- Born: 1979 (age 46–47) Edinburgh, Scotland

= D.D. Johnston =

Scottish novelist

Michael Darren David Johnston, known as D.D. Johnston, (born 1979) is a Scottish political novelist. He currently lives in Cheltenham, England. The left-wing British newspaper the Morning Star called him "one of this country’s most principled socialist novelists" and "also one of the most versatile and talented around." He was born in Edinburgh, Scotland, and attended university there.

==Novels==
Johnston's first novel, Peace, Love & Petrol Bombs, from the anarchist publisher AK Press in Oakland, California, was selected as a Herald Book of the Year by Helen Fitzgerald. It has been translated into Spanish as Paz, amor y cócteles molotov (Hoja de Lata, 2013). Johnston's second, The Deconstruction of Professor Thrub, from Barbican Press, was written for a PhD in Creative Writing at the University of Gloucestershire.

A third novel, The Secret Baby Room, was published in July 2015. It is a psychological thriller set in Manchester. The author commented: "It’s taken me slightly longer to finish it than it took the Achaeans to fight the Trojan War. I hope it’s worth the wait."
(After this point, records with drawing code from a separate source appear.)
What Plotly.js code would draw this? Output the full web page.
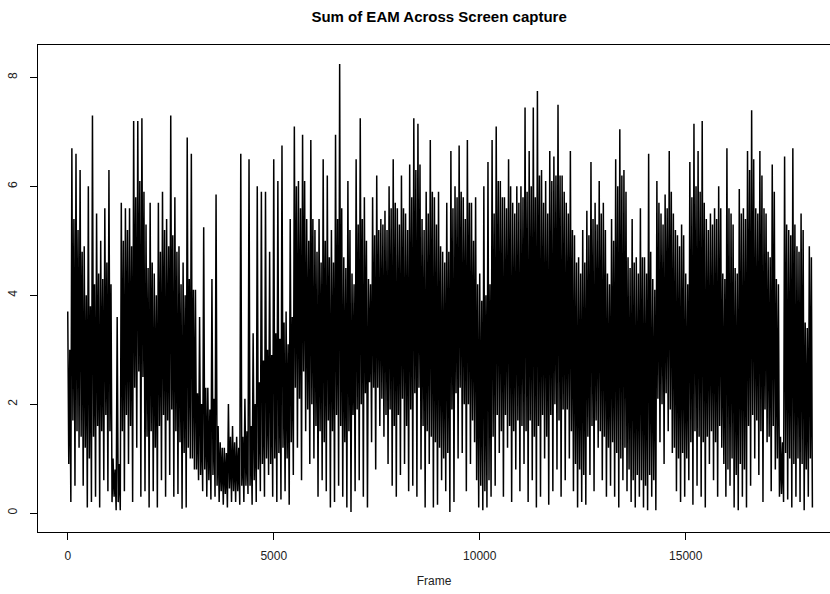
<!DOCTYPE html>
<html>
<head>
<meta charset="utf-8">
<script src="https://cdn.plot.ly/plotly-3.0.1.min.js"></script>
<style>
  html, body { margin: 0; padding: 0; background: #fff; overflow: hidden; }
  #chart { width: 830px; height: 594px; }
</style>
</head>
<body>
<div id="chart"></div>
<script>
// Each block of 100 frames: local peak, core low, core high, local trough
const blockFrames = 100;
const peaks = [
  3.7, 6.7, 6.6, 6.3, 4.9, 6.0, 7.3, 5.5, 5.0, 5.6,
  6.3, 1.0, 3.6, 5.7, 5.6, 5.6, 7.2, 7.2, 7.25, 5.3,
  5.7, 4.4, 5.7, 5.9, 5.4, 7.3, 5.8, 4.9, 4.6, 6.9,
  6.6, 4.1, 3.6, 5.25, 2.3, 4.3, 5.85, 1.3, 1.2, 2.0,
  1.6, 1.4, 6.6, 2.1, 6.5, 3.3, 6.0, 5.9, 5.9, 4.8,
  6.5, 6.1, 6.75, 3.7, 5.4, 7.1, 6.1, 6.95, 5.4, 6.85,
  5.2, 5.4, 6.5, 6.2, 5.2, 6.95, 8.25, 4.7, 6.1, 4.4,
  6.5, 7.25, 5.8, 4.3, 5.8, 6.2, 5.4, 5.55, 6.0, 6.5,
  5.6, 6.2, 5.5, 6.4, 7.25, 7.15, 5.4, 5.9, 6.85, 5.8,
  5.9, 4.8, 5.7, 6.65, 6.0, 6.75, 5.8, 6.85, 5.7, 5.8,
  4.4, 6.0, 6.45, 6.85, 7.1, 6.1, 5.8, 6.5, 5.7, 6.0,
  6.0, 7.45, 6.65, 7.45, 7.75, 6.3, 6.1, 6.65, 6.55, 7.5,
  6.2, 5.7, 6.65, 5.1, 4.7, 5.2, 5.55, 6.45, 5.7, 6.1,
  5.7, 4.4, 5.4, 6.5, 7.05, 6.3, 4.7, 5.4, 4.7, 5.6,
  4.7, 6.6, 4.3, 6.1, 5.5, 5.85, 6.65, 5.5, 5.1, 5.3,
  4.4, 6.45, 7.15, 6.65, 7.2, 5.4, 5.5, 5.6, 6.0, 4.4,
  6.7, 5.5, 4.5, 5.95, 5.6, 6.65, 7.4, 5.6, 6.65, 5.6,
  4.8, 6.4, 4.3, 1.4, 6.55, 5.2, 6.7, 4.9, 5.5, 3.5,
  4.9
];
const coreLow = [
  0.9, 1.7, 1.5, 1.4, 1.2, 1.0, 1.4, 1.6, 1.5, 1.8,
  1.5, 0.3, 0.2, 1.5, 1.8, 1.6, 2.3, 2.6, 2.5, 1.4,
  1.5, 1.2, 1.6, 1.8, 1.7, 1.9, 1.5, 1.3, 1.1, 1.2,
  1.0, 0.8, 0.7, 0.8, 0.6, 0.7, 0.5, 0.4, 0.35, 0.45,
  0.4, 0.4, 0.5, 0.5, 0.5, 0.6, 0.8, 0.9, 1.0, 0.9,
  1.0, 1.1, 1.2, 1.0, 1.3, 2.3, 2.1, 2.6, 1.9, 2.0,
  1.6, 1.5, 1.3, 1.7, 1.5, 1.8, 1.6, 1.3, 1.5, 1.8,
  1.9, 2.0, 2.2, 2.4, 2.3, 2.3, 2.1, 1.8, 1.9, 1.6,
  1.8, 2.1, 1.6, 1.9, 2.2, 2.3, 1.6, 1.5, 1.4, 1.3,
  1.2, 1.0, 1.1, 1.9, 2.2, 2.3, 2.0, 2.0, 1.7, 0.6,
  0.5, 0.4, 0.6, 1.4, 1.8, 1.5, 1.8, 1.6, 1.5, 1.7,
  1.6, 1.5, 1.7, 1.4, 1.6, 1.8, 1.4, 1.8, 2.0, 1.7,
  1.9, 1.9, 1.5, 0.9, 0.8, 0.7, 1.4, 1.6, 1.7, 1.5,
  1.4, 1.2, 1.3, 1.1, 1.0, 1.2, 0.8, 0.6, 0.7, 0.6,
  0.5, 0.7, 0.6, 2.1, 2.0, 2.2, 1.9, 1.2, 1.0, 1.1,
  1.0, 1.3, 1.5, 1.4, 1.3, 1.4, 1.5, 1.3, 1.6, 0.9,
  0.8, 1.0, 0.7, 0.9, 0.8, 1.6, 1.8, 1.7, 1.5, 1.9,
  1.4, 1.6, 1.0, 0.35, 1.1, 1.0, 0.9, 1.0, 0.9, 0.8,
  1.0
];
const coreHigh = [
  3.0, 5.4, 5.2, 4.8, 4.0, 3.8, 4.2, 4.4, 4.3, 4.6,
  4.2, 0.8, 0.9, 5.0, 5.2, 4.9, 5.8, 6.1, 5.9, 4.5,
  4.6, 4.0, 4.8, 5.2, 4.9, 5.1, 4.8, 4.2, 4.0, 4.3,
  4.1, 2.2, 2.0, 2.3, 1.9, 2.1, 1.6, 1.2, 1.1, 1.4,
  1.3, 1.2, 1.4, 1.5, 1.6, 2.0, 2.4, 2.8, 3.0, 2.9,
  3.3, 3.2, 3.5, 3.1, 3.6, 6.0, 5.6, 6.1, 5.0, 5.4,
  4.8, 4.6, 5.0, 4.7, 4.6, 5.4, 5.6, 4.5, 5.2, 4.2,
  5.3, 5.4, 5.0, 4.2, 5.1, 5.2, 5.3, 5.2, 5.6, 5.7,
  5.3, 5.6, 5.2, 5.8, 6.3, 6.4, 5.2, 5.5, 5.9, 5.3,
  4.9, 4.6, 4.8, 5.6, 5.8, 5.9, 5.4, 5.7, 5.0, 4.2,
  3.9, 4.0, 4.2, 5.5, 6.1, 5.8, 5.6, 6.0, 5.5, 5.7,
  5.8, 5.9, 6.0, 5.8, 6.2, 5.7, 5.5, 6.1, 6.2, 6.2,
  5.9, 5.5, 5.2, 4.6, 4.4, 4.6, 5.1, 5.4, 5.3, 5.5,
  5.2, 4.2, 5.0, 6.0, 6.2, 5.9, 4.5, 4.6, 4.4, 4.7,
  4.4, 4.8, 4.1, 5.7, 5.3, 5.6, 5.9, 5.2, 4.9, 5.1,
  4.2, 5.8, 6.0, 5.9, 5.7, 5.2, 5.3, 5.4, 5.6, 4.3,
  5.6, 5.3, 4.4, 5.5, 5.4, 6.3, 6.5, 5.5, 6.2, 5.5,
  4.7, 5.9, 4.2, 1.3, 5.3, 5.1, 5.3, 4.8, 5.2, 3.4,
  4.7
];
const troughs = [
  0.2, 0.5, 1.2, 0.5, 0.1, 0.2, 0.3, 0.1, 0.6, 0.4,
  0.2, 0.05, 0.05, 0.4, 0.9, 0.2, 1.2, 0.3, 0.4, 0.1,
  0.4, 0.1, 0.6, 0.3, 0.7, 0.3, 0.35, 0.08, 0.1, 1.0,
  0.8, 0.6, 0.4, 0.3, 0.25, 0.3, 0.2, 0.15, 0.1, 0.2,
  0.2, 0.15, 0.2, 0.35, 0.15, 0.2, 0.4, 0.3, 0.7, 0.3,
  0.2, 0.25, 0.4, 0.15, 0.7, 1.2, 0.6, 1.5, 0.9, 1.0,
  0.3, 0.6, 0.4, 0.1, 0.2, 0.5, 0.3, 0.1, 0.02, 0.4,
  0.6, 0.3, 0.1, 1.3, 0.8, 1.6, 1.4, 0.9, 0.5, 0.3,
  0.7, 0.9, 0.4, 0.5, 0.3, 0.8, 0.1, 0.9, 0.1, 0.15,
  0.6, 0.4, 0.02, 0.2, 1.0, 1.1, 0.4, 0.9, 1.3, 0.1,
  0.05, 0.1, 0.3, 0.5, 1.1, 0.3, 1.2, 0.2, 0.8, 0.4,
  0.9, 0.2, 0.6, 0.1, 0.3, 1.0, 0.15, 0.4, 0.8, 0.3,
  0.6, 1.0, 0.4, 0.1, 0.2, 0.15, 0.7, 0.4, 1.2, 0.6,
  0.3, 0.5, 0.3, 0.1, 0.6, 0.4, 0.2, 0.1, 0.3, 0.1,
  0.05, 0.3, 0.05, 1.3, 0.9, 1.5, 1.1, 0.4, 0.2, 0.3,
  0.6, 0.15, 0.5, 0.3, 0.1, 0.9, 0.6, 0.3, 1.2, 0.3,
  0.5, 0.1, 0.05, 0.3, 0.1, 0.5, 1.0, 0.7, 0.2, 1.3,
  0.4, 0.8, 0.3, 0.2, 0.25, 0.1, 0.3, 0.2, 0.05, 0.3,
  0.1
];
const lastFrame = 18060;
const lastValue = 2.0;

const xTickVals = [0, 5000, 10000, 15000];
const xTickText = ['0', '5000', '10000', '15000'];
const yTickVals = [0, 2, 4, 6, 8];
const yTickText = ['0', '2', '4', '6', '8'];

const titleText = 'Sum of EAM Across Screen capture';
const xTitle = 'Frame';

// build the series: peak, core low, core high, trough within each block
const xs = [], ys = [];
const q = blockFrames / 4;
for (let i = 0; i < peaks.length; i++) {
  const f = i * blockFrames;
  xs.push(f);         ys.push(peaks[i]);
  xs.push(f + q);     ys.push(coreLow[i]);
  xs.push(f + 2 * q); ys.push(coreHigh[i]);
  xs.push(f + 3 * q); ys.push(troughs[i]);
}
xs.push(lastFrame); ys.push(lastValue);

const FONT = 'Arial, "Liberation Sans", Helvetica, sans-serif';

const trace = {
  x: xs, y: ys, type: 'scatter', mode: 'lines',
  line: {color: '#000000', width: 1.5},
  hoverinfo: 'skip'
};

const layout = {
  width: 830, height: 594,
  margin: {l: 38, r: 0, t: 45, b: 62.3, pad: 0},
  paper_bgcolor: '#ffffff', plot_bgcolor: '#ffffff',
  font: {family: FONT, size: 12, color: '#000'},
  showlegend: false,
  title: {
    text: '<b>' + titleText + '</b>',
    font: {family: FONT, size: 15, color: '#000'},
    x: 0.529, xref: 'container', xanchor: 'center',
    y: 1 - 16.5 / 594, yref: 'container', yanchor: 'middle'
  },
  xaxis: {
    range: [-722, 18502],
    tickmode: 'array', tickvals: xTickVals, ticktext: xTickText,
    ticks: 'outside', ticklen: 7, tickwidth: 1, tickcolor: '#000',
    showline: true, linecolor: '#000', linewidth: 1, mirror: true,
    showgrid: false, zeroline: false,
    tickfont: {family: FONT, size: 12, color: '#222'},
    ticklabelstandoff: 6,
    title: {text: xTitle, font: {family: FONT, size: 12, color: '#222'}, standoff: 14},
    automargin: false, fixedrange: true
  },
  yaxis: {
    range: [-0.349, 8.597],
    tickmode: 'array', tickvals: yTickVals, ticktext: yTickText,
    ticks: 'outside', ticklen: 7, tickwidth: 1, tickcolor: '#000',
    tickangle: -90,
    showline: true, linecolor: '#000', linewidth: 1, mirror: false,
    showgrid: false, zeroline: false,
    tickfont: {family: FONT, size: 12, color: '#222'},
    ticklabelstandoff: 8,
    automargin: false, fixedrange: true
  }
};

Plotly.newPlot('chart', [trace], layout, {displayModeBar: false, staticPlot: true});
</script>
</body>
</html>
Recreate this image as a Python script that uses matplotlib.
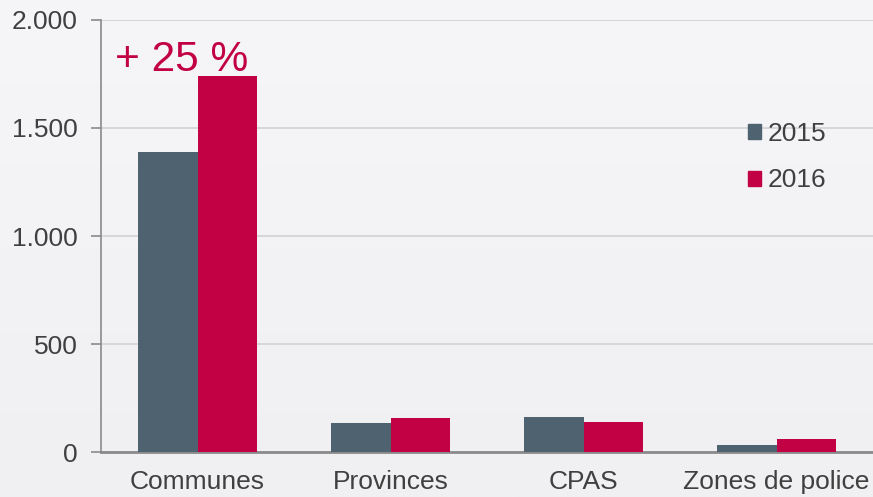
import matplotlib

matplotlib.use("Agg")
import matplotlib.pyplot as plt
import numpy as np
from matplotlib.patches import Patch
from matplotlib.ticker import FuncFormatter

categories = ["Communes", "Provinces", "CPAS", "Zones de police"]
values_2015 = [1390, 136, 160, 34]
values_2016 = [1740, 159, 137, 59]
series_labels = ["2015", "2016"]
y_ticks = [0, 500, 1000, 1500, 2000]
annotation = "+ 25 %"

COL_2015 = "#4f626f"
COL_2016 = "#c20044"
TEXT = "#404040"

plt.rcParams["font.family"] = ["Liberation Sans", "DejaVu Sans"]

fig = plt.figure(figsize=(8.73, 4.97), dpi=100)
fig.patch.set_facecolor("#f3f3f5")
ax = fig.add_axes([101 / 873, 45 / 497, 772 / 873, 432 / 497])
ax.set_facecolor("none")

# soft vertical gradient behind everything
grad = np.linspace(0, 1, 256).reshape(-1, 1)
bg = fig.add_axes([0, 0, 1, 1], zorder=-10)
bg.imshow(grad, aspect="auto", cmap=matplotlib.colors.LinearSegmentedColormap.from_list(
    "bg", ["#f6f6f8", "#f0f0f2"]), extent=[0, 1, 0, 1])
bg.axis("off")

x = np.arange(len(categories))
w = 0.31
ax.bar(x - w / 2, values_2015, w, color=COL_2015, zorder=3)
ax.bar(x + w / 2, values_2016, w, color=COL_2016, zorder=3)

ax.set_xlim(-0.5, len(categories) - 0.5)
ax.set_ylim(0, 2000)
ax.set_yticks(y_ticks)
ax.yaxis.set_major_formatter(FuncFormatter(lambda v, _: f"{int(v):,}".replace(",", ".")))
ax.set_xticks(x)
ax.set_xticklabels(categories)
ax.grid(axis="y", color="#d2d2d4", linewidth=1.2, zorder=0)

for s in ["top", "right"]:
    ax.spines[s].set_visible(False)
ax.spines["left"].set_color("#8a8a8a")
ax.spines["left"].set_linewidth(1.2)
ax.spines["bottom"].set_color("#8a8a8a")
ax.spines["bottom"].set_linewidth(2)
ax.tick_params(axis="y", length=7, width=1.2, color="#8a8a8a", labelsize=19,
               labelcolor=TEXT, pad=10)
ax.tick_params(axis="x", length=0, labelsize=19, labelcolor=TEXT, pad=13)

ax.text(-0.427, 1765, annotation, color=COL_2016, fontsize=30.5,
        ha="left", va="baseline")

handles = [Patch(color=COL_2015), Patch(color=COL_2016)]
ax.legend(handles, series_labels, loc="upper left", bbox_to_anchor=(0.807, 0.82),
          frameon=False, fontsize=19, handlelength=0.5, handleheight=0.5,
          handletextpad=0.25, labelspacing=0.87, labelcolor=TEXT)

fig.savefig("out.png", dpi=100, facecolor=fig.get_facecolor())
His novel "Disnaeland" was published in hardback by Barbican Press in 2022. The Financial Times summed it up pretty fully in a short space: 'DD Johnston's Disnaeland, a comedic dystopia set in a small Scottish town, is all profanity and colloquial dialect. When civilisation collapses, a community struggles to unite and rebuild. Bringing light to a dark world is no mean feat, but the characters in the novel do just that, and so does the author. From the cunning pun of its title onward, Disnaeland is a scabrous treat.' The book gives us a Scottish utopia, in the spirit of what D.D.Johnston professes about his work on his publisher's website: 'the consistent theme is his love for ordinary people, and his faith in the extraordinary things we can achieve together.'

==Lecturing==
Johnston is a senior lecturer in creative writing at the University of Gloucestershire.